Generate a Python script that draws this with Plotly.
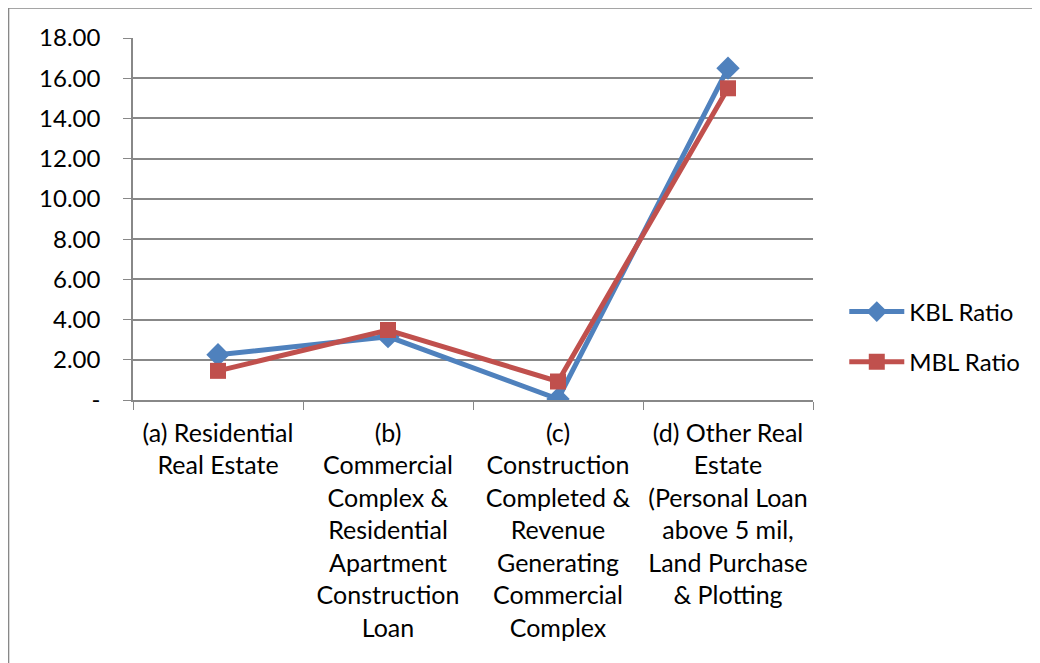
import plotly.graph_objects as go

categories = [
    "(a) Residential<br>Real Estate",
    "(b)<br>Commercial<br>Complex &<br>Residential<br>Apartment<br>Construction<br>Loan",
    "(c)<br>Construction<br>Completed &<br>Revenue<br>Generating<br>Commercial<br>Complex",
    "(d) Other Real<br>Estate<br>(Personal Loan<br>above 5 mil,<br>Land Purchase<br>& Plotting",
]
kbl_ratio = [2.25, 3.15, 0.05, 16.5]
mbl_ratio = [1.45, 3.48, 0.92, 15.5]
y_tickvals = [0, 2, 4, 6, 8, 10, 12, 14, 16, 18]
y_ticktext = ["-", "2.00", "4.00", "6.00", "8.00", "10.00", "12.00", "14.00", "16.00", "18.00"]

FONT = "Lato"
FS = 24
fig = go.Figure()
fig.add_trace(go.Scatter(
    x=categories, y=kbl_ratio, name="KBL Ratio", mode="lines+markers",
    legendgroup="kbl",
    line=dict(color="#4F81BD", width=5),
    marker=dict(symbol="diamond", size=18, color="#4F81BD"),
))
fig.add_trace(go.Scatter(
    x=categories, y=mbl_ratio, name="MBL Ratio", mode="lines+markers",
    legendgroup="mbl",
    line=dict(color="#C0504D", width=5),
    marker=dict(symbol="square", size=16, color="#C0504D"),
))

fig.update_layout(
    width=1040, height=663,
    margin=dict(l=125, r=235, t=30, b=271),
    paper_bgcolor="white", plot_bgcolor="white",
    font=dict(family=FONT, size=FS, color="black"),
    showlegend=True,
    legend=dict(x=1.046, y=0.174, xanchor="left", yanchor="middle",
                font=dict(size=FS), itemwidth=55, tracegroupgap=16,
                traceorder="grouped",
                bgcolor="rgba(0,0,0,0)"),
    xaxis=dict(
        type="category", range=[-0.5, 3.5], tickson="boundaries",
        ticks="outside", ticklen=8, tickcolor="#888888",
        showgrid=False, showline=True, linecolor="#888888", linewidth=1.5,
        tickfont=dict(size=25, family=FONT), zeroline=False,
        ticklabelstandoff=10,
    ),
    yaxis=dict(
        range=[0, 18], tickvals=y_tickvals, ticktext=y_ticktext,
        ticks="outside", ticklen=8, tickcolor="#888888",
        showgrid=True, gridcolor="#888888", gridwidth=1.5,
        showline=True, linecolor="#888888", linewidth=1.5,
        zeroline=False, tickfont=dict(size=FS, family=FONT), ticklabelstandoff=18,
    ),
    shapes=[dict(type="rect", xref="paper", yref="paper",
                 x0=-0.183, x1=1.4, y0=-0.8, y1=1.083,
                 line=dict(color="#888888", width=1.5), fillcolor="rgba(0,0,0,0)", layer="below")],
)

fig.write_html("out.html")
⁂
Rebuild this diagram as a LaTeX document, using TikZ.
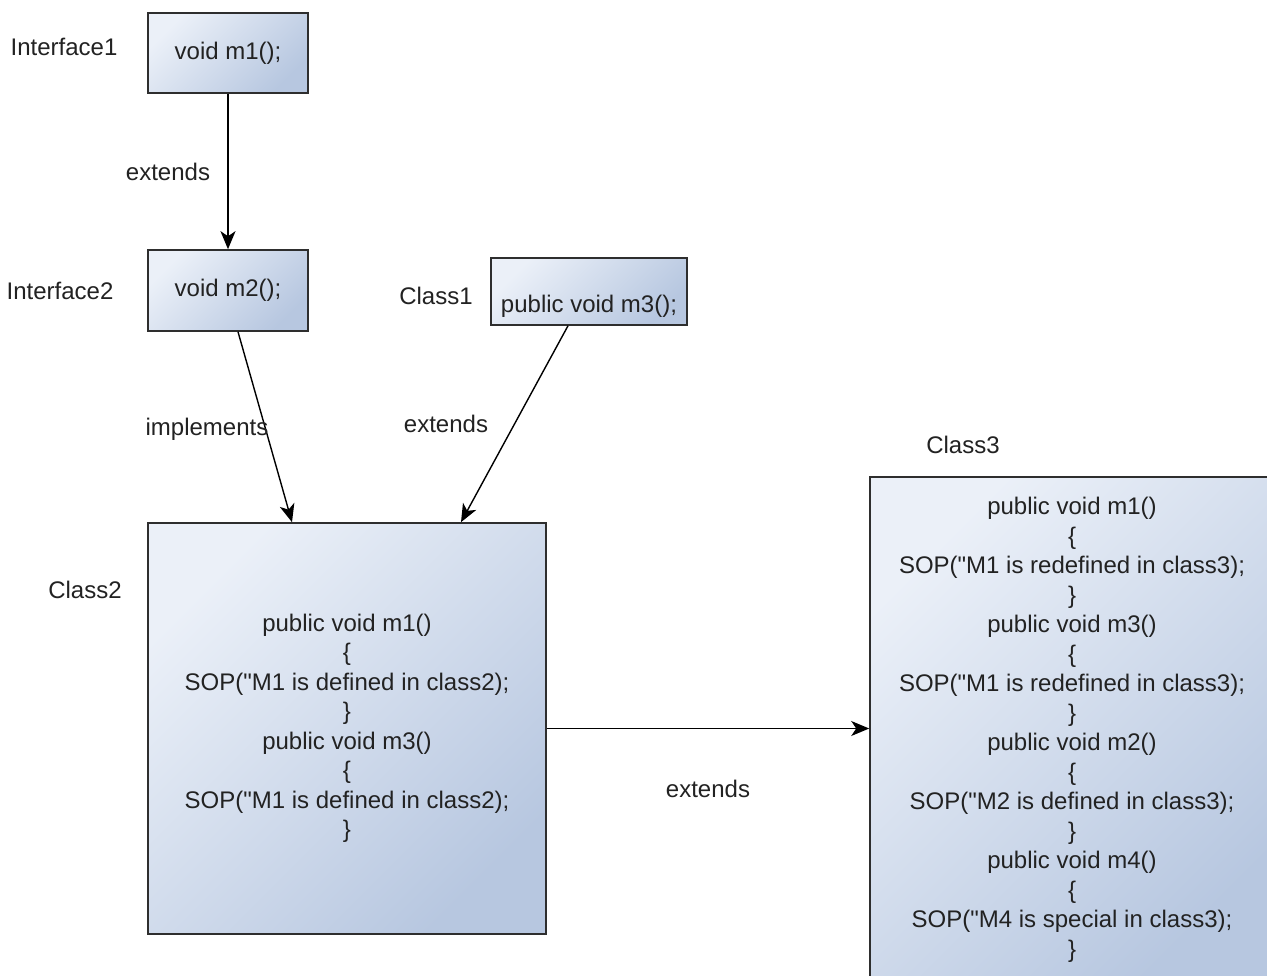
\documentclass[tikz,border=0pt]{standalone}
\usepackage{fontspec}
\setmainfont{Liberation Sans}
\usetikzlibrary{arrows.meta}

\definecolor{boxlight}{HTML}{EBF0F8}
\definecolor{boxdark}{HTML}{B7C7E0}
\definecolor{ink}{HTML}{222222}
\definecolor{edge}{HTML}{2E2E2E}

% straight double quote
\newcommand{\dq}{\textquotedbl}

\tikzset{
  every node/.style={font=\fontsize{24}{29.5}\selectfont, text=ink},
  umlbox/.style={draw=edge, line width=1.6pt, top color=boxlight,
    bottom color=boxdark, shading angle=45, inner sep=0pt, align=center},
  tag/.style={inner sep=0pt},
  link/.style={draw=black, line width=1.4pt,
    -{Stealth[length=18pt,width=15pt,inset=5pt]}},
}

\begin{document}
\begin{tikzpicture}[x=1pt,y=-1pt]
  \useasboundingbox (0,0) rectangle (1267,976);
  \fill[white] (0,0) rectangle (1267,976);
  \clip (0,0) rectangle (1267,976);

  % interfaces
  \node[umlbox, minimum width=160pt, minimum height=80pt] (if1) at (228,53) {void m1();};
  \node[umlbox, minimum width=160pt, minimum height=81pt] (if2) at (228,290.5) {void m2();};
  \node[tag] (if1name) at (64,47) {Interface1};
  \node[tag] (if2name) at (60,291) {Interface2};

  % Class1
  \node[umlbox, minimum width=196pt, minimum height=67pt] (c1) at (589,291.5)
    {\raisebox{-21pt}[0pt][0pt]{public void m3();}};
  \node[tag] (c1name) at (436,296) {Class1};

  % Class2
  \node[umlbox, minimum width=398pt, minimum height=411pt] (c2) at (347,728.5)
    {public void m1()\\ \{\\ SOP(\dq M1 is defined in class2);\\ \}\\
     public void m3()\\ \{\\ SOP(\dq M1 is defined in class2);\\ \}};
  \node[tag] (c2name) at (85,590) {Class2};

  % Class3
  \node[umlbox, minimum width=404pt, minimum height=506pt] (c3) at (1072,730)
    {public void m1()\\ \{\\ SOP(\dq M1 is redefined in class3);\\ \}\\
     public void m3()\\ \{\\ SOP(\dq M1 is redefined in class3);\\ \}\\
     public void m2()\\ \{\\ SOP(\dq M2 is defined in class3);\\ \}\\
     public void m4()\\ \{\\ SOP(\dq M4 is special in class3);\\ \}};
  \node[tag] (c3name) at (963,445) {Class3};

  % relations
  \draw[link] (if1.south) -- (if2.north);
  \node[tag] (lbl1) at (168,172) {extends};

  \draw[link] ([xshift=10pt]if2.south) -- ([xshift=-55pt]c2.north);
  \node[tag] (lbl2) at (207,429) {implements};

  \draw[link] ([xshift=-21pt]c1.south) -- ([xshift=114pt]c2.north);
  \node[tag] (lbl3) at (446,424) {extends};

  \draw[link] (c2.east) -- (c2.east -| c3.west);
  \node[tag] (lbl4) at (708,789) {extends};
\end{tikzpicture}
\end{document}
⁂
> **Written exercise**:
State how many lines of the data include the word "this", with nothing else.

> **Response to the task**:
2